Weekly Local Biography

  Dusit Thammaraks

The chairman and CEO of the Legend Chiang Rai boutique resort and spa is Dusit Thammaraks, a man who managed to juggle several careers and projects, while still working for the government in the Ministry of the Interior. He is a man who says, “My life began at 60, not 40.” That was when he retired from government service. He is also a man who almost became a rubber plantation labourer!

He was born in Trang, the hometown of ex-PM Chuan Leekpai. His father was the mayor and Dusit was the oldest of seven children. His young life was overseen by his very forthright and authoritarian mother. “She was devoted, but very strict. She taught us how to behave,” said Dusit. Part of that training apparently involved the use of the rattan cane, so the young Dusit knew there was retribution in store for transgressions!

His mother also decided the style of education her children would get. Dusit and his eldest sister were to receive an English education, while the next two were to be educated in the Chinese way, and the final three through the Thai curriculum. “Mother controlled the family and made plans for everyone,” said Dusit simply.

To prepare Dusit for his English education, mother sent him to Penang, where she bought a town house, and installed three of his aunts to look after him and his sister. There he completed his Lower Cambridge Certificate, and he was sent to England.

Dusit, by all accounts, was not the hardest working Thai student in the British Isles. He used to play the guitar in Penang, and was soon playing in pubs in the UK. His somewhat laid back attitude to life and work was noticed by the Thai Students Office in England, and his mother was informed. Out of reach of the rattan cane, but not out of reach of mother’s wrath, he was firmly reminded that his grandfather had started working in rubber plantations, and if Dusit’s marks did not improve, he would be joining the labourers there as well.

Since being a rubber tapper was not high in his list of desired occupations for the future, young Dusit knuckled down, “I got scared and gave away my guitar!” and passed his O and A levels and entered the Enfield College of Technology (now called the North London University), finally coming out with his Bachelor’s degree in Science (Economics).

Dusit also wanted to see America before returning to mother and the rattan cane, so talked his parents into letting him go for one year to do a Masters in Political Science in the USA. The course was for two years, but Dusit, who could work hard when he wanted to, completed the course in eight months and spent the next four months of his extra year enjoying America!

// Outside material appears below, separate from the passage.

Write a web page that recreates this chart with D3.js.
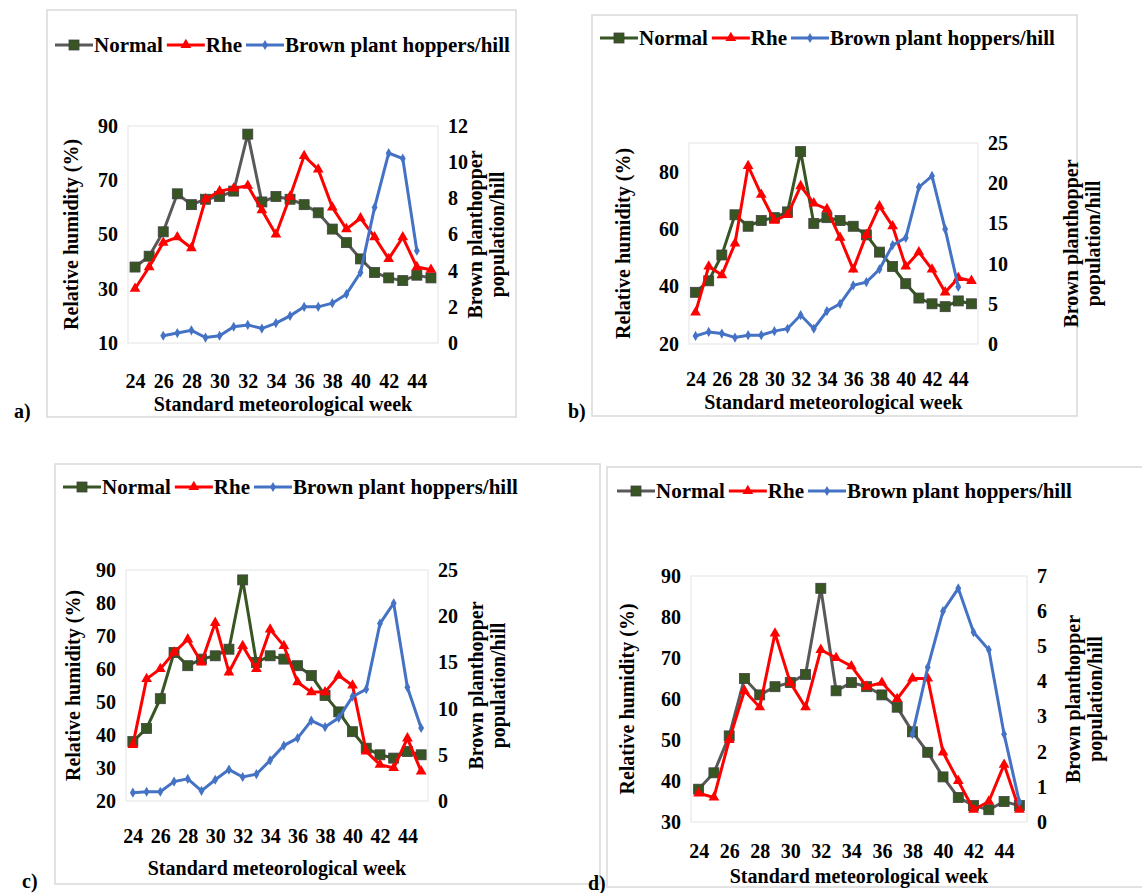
<!DOCTYPE html>
<html>
<head>
<meta charset="utf-8">
<script src="https://cdn.jsdelivr.net/npm/d3@7"></script>
<style>
  body { margin: 0; background: #fff; }
</style>
</head>
<body>
<script>
// weeks shared by all panels
const weeks = d3.range(24, 46);
const tickWeeks = [24, 26, 28, 30, 32, 34, 36, 38, 40, 42, 44];

const normal = [38, 42, 51, 65, 61, 63, 64, 66, 87, 62, 64, 63, 61, 58, 52, 47, 41, 36, 34, 33, 35, 34];

const rheA = [30, 38, 47, 49, 45, 63, 66, 67, 68, 59, 50, 64, 79, 74, 60, 52, 56, 49, 41, 49, 38, 37];
const rheB = [31, 47, 44, 55, 82, 72, 63, 65, 75, 69, 67, 57, 46, 58, 68, 61, 47, 52, 46, 38, 43, 42];
const rheC = [37, 57, 60, 65, 69, 62, 74, 59, 67, 60, 72, 67, 56, 53, 53, 58, 55, 35, 31, 30, 39, 29];
const rheD = [37, 36, 50, 62, 58, 76, 64, 58, 72, 70, 68, 63, 64, 60, 65, 65, 47, 40, 33, 35, 44, 33];

// null = no point that week
const bphA = [null, null, 0.4, 0.55, 0.7, 0.3, 0.4, 0.9, 1.0, 0.8, 1.1, 1.5, 2.0, 2.0, 2.2, 2.7, 3.9, 7.5, 10.5, 10.2, 5.1, null];
const bphB = [1.0, 1.5, 1.3, 0.8, 1.1, 1.1, 1.6, 1.9, 3.6, 1.9, 4.1, 5.0, 7.3, 7.7, 9.3, 12.3, 13.2, 19.5, 20.9, 14.3, 7.1, null];
const bphC = [0.9, 1.0, 1.0, 2.1, 2.4, 1.1, 2.3, 3.4, 2.6, 2.9, 4.4, 6.0, 6.8, 8.7, 8.0, 9.0, 11.3, 12.1, 19.2, 21.4, 12.3, 7.9];
const bphD = [null, null, null, null, null, null, null, null, null, null, null, null, null, null, 2.5, 4.4, 6.0, 6.65, 5.4, 4.9, 2.5, 0.57];

const COLORS = {normalGray: '#595959', normalGreen: '#375623', marker: '#375623', rhe: '#ff0000', bph: '#4472c4'};
const FONT = "'Liberation Serif', 'Times New Roman', 'DejaVu Serif', serif";

const svg = d3.select('body').append('svg').attr('width', 1142).attr('height', 893)
  .attr('font-family', FONT).attr('font-weight', 'bold');

function styleAxis(ax) {
  ax.select('.domain').remove();
  ax.attr('font-family', FONT).attr('font-size', 20);
  ax.selectAll('text').attr('fill', '#000');
}

function drawPanel(p) {
  const g = svg.append('g');
  g.append('rect').attr('x', p.box[0]).attr('y', p.box[1]).attr('width', p.box[2] - p.box[0]).attr('height', p.box[3] - p.box[1])
    .attr('fill', 'none').attr('stroke', '#d9d9d9').attr('stroke-width', 1.5);
  g.append('text').attr('x', p.tag[0]).attr('y', p.tag[1]).attr('font-size', 20).text(p.tagText);

  const x = d3.scalePoint().domain(weeks).range([p.plot[0], p.plot[2]]).padding(0.5);
  const yL = d3.scaleLinear().domain(p.yl).range([p.plot[3], p.plot[1]]);
  const yR = d3.scaleLinear().domain(p.yr).range([p.plot[3], p.plot[1]]);

  g.append('rect').attr('x', p.plot[0]).attr('y', p.plot[1]).attr('width', p.plot[2] - p.plot[0]).attr('height', p.plot[3] - p.plot[1])
    .attr('fill', 'none').attr('stroke', '#e3e3e3');

  const left = g.append('g').attr('transform', 'translate(' + (p.plot[0] - 8) + ',0)')
    .call(d3.axisLeft(yL).tickValues(p.ylTicks).tickSize(0).tickPadding(2).tickFormat(d3.format('d')));
  styleAxis(left);

  const right = g.append('g').attr('transform', 'translate(' + (p.plot[2] + 8) + ',0)')
    .call(d3.axisRight(yR).tickValues(p.yrTicks).tickSize(0).tickPadding(2).tickFormat(d3.format('d')));
  styleAxis(right);

  const bottom = g.append('g').attr('transform', 'translate(0,' + p.xTickY + ')')
    .call(d3.axisBottom(x).tickValues(tickWeeks).tickSize(0).tickPadding(0));
  styleAxis(bottom);
  bottom.selectAll('text').attr('dy', '0');

  g.append('text').attr('x', (p.plot[0] + p.plot[2]) / 2).attr('y', p.xTitleY).attr('text-anchor', 'middle')
    .attr('font-size', 20).text('Standard meteorological week');
  g.append('text').attr('transform', 'translate(' + p.ylTitleX + ',' + (p.plot[1] + p.plot[3]) / 2 + ') rotate(-90)')
    .attr('text-anchor', 'middle').attr('font-size', 20).text('Relative humidity (%)');
  const rt = g.append('text').attr('transform', 'translate(' + p.yrTitleX + ',' + (p.plot[1] + p.plot[3]) / 2 + ') rotate(-90)')
    .attr('text-anchor', 'middle').attr('font-size', 20);
  rt.append('tspan').attr('x', 0).attr('dy', 0).text('Brown planthopper');
  rt.append('tspan').attr('x', 0).attr('dy', 22).text('population/hill');

  const normalColor = p.grayNormal ? COLORS.normalGray : COLORS.normalGreen;
  const series = [
    {vals: normal, y: yL, color: normalColor, shape: 'square'},
    {vals: p.rhe, y: yL, color: COLORS.rhe, shape: 'triangle'},
    {vals: p.bph, y: yR, color: COLORS.bph, shape: 'diamond'}
  ];
  series.forEach((s) => {
    const pts = weeks.map((w, i) => ({w: w, v: s.vals[i]})).filter((d) => d.v != null);
    g.append('path').datum(pts).attr('fill', 'none').attr('stroke', s.color).attr('stroke-width', 3)
      .attr('d', d3.line().x((d) => x(d.w)).y((d) => s.y(d.v)));
    drawMarkers(g, pts.map((d) => [x(d.w), s.y(d.v)]), s.shape, s.color);
  });

  // legend
  const legend = [
    {label: 'Normal', color: normalColor, shape: 'square'},
    {label: 'Rhe', color: COLORS.rhe, shape: 'triangle'},
    {label: 'Brown plant hoppers/hill', color: COLORS.bph, shape: 'diamond'}
  ];
  let lx = p.legend[0];
  legend.forEach((l) => {
    g.append('line').attr('x1', lx).attr('x2', lx + 38).attr('y1', p.legend[1]).attr('y2', p.legend[1])
      .attr('stroke', l.color).attr('stroke-width', 3);
    drawMarkers(g, [[lx + 19, p.legend[1]]], l.shape, l.color);
    const t = g.append('text').attr('x', lx + 39).attr('y', p.legend[1] + 7).attr('font-size', 21).text(l.label);
    lx += 39 + t.node().getComputedTextLength() + 4;
  });
}

function drawMarkers(g, pts, shape, color) {
  pts.forEach(([px, py]) => {
    if (shape === 'square') {
      g.append('rect').attr('x', px - 5).attr('y', py - 5).attr('width', 10).attr('height', 10)
        .attr('fill', COLORS.marker).attr('stroke', '#404040').attr('stroke-width', 0.8);
    } else if (shape === 'triangle') {
      g.append('path').attr('d', d3.symbol(d3.symbolTriangle, 50)()).attr('transform', 'translate(' + px + ',' + py + ')')
        .attr('fill', color);
    } else {
      g.append('path').attr('d', d3.symbol(d3.symbolDiamond, 30)()).attr('transform', 'translate(' + px + ',' + py + ')')
        .attr('fill', color);
    }
  });
}

drawPanel({box: [47, 10, 516, 417], tag: [14, 418], tagText: 'a)', plot: [128, 126, 438, 343],
  yl: [10, 90], ylTicks: [10, 30, 50, 70, 90], yr: [0, 12], yrTicks: [0, 2, 4, 6, 8, 10, 12],
  xTickY: 388, xTitleY: 411, ylTitleX: 78, yrTitleX: 482, legend: [55, 45], rhe: rheA, bph: bphA, grayNormal: true});

drawPanel({box: [592, 15, 1077, 416], tag: [568, 418], tagText: 'b)', plot: [689, 143, 978, 344],
  yl: [20, 90], ylTicks: [20, 40, 60, 80], yr: [0, 25], yrTicks: [0, 5, 10, 15, 20, 25],
  xTickY: 386, xTitleY: 409, ylTitleX: 630, yrTitleX: 1078, legend: [600, 38], rhe: rheB, bph: bphB, grayNormal: false});

drawPanel({box: [55, 464, 600, 884], tag: [22, 888], tagText: 'c)', plot: [126, 570, 428, 801],
  yl: [20, 90], ylTicks: [20, 30, 40, 50, 60, 70, 80, 90], yr: [0, 25], yrTicks: [0, 5, 10, 15, 20, 25],
  xTickY: 843, xTitleY: 875, ylTitleX: 80, yrTitleX: 483, legend: [63, 487], rhe: rheC, bph: bphC, grayNormal: false});

drawPanel({box: [607, 467, 1160, 887], tag: [588, 890], tagText: 'd)', plot: [691, 576, 1027, 822],
  yl: [30, 90], ylTicks: [30, 40, 50, 60, 70, 80, 90], yr: [0, 7], yrTicks: [0, 1, 2, 3, 4, 5, 6, 7],
  xTickY: 858, xTitleY: 883, ylTitleX: 634, yrTitleX: 1080, legend: [617, 491], rhe: rheD, bph: bphD, grayNormal: true});
</script>
</body>
</html>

On returning to Thailand, he was told that his playing was over (guitar or otherwise) and his future would be in government service. Since his father knew many government officials through his position in Trang, Dusit was pushed inexorably towards this career path, even though he was personally more attracted to private enterprise. He joined Lever Brothers, but when a position became available in the Ministry of Interior, he had to resign and begin his government service career.

Thais with some Chinese inheritance are known as hard workers, and Dusit, with his paternal great-grandfather having migrated from China, was no exception. His father built a hotel in Bangkok (the Manhattan) and Dusit was expected to manage this concern for the family, remembering that he was the oldest. So after work in the Ministry, he would return to the hotel and work would begin all over again.

I asked how he could do this and he gave much credit to the training he received in the UK. “The English people taught me well. I am the administrator. I set the principles for the people (who work there) to follow. I just look at the books.”

The family dynasty did not begin and end at the Manhattan. After Dusit was married, he and his wife began embarking on a set of parallel careers that his wife could head, while Dusit continued with his work ‘after hours’, setting principles and checking books.

In 1975 they came to Chiang Mai to set up an office for Diethelm, called International Travel Consultants, with his wife at the helm. The family then became involved in setting up the Hmong Lodge, with the Diethelm group, using the Hmong hill tribe folk in the resort high in the mountains, 850 meters above sea level.

Another enterprise was the Lampang River Lodge which they started 16 years ago, which Dusit very proudly told me received the Tourism Authority of Thailand highest award of excellence (the Golden Kinnaree) this year.

If these were not enough, Dusit also became a restaurateur. In his student days in the UK he had enjoyed Italian cuisine, and one of his brothers had a friend in Singapore who was a fine Italian cook. They brought him to the Manhattan Hotel and started an Italian restaurant there called Gino’s. This was very successful, and Dusit, the administrator and now restaurateur, ended up opening two Italian restaurants in Bangkok (now called La Casa) and another one in Chiang Mai!

But as his time with the government came to an end with compulsory retirement, as Dusit had said, his life was just beginning. Where the family properties had been three star, Dusit had plans for a five star resort. This is The Legend, a boutique resort in Chiang Rai of 78 rooms overlooking the Kok River, and now up and running, with Dusit administrating as always.

Dusit is not one to go haphazardly from one project to another. “I always plan ahead. I know exactly what I want to do.” He is a man who has certainly made it all happen, and mother’s rattan cane certainly worked for her unruly son all those years ago!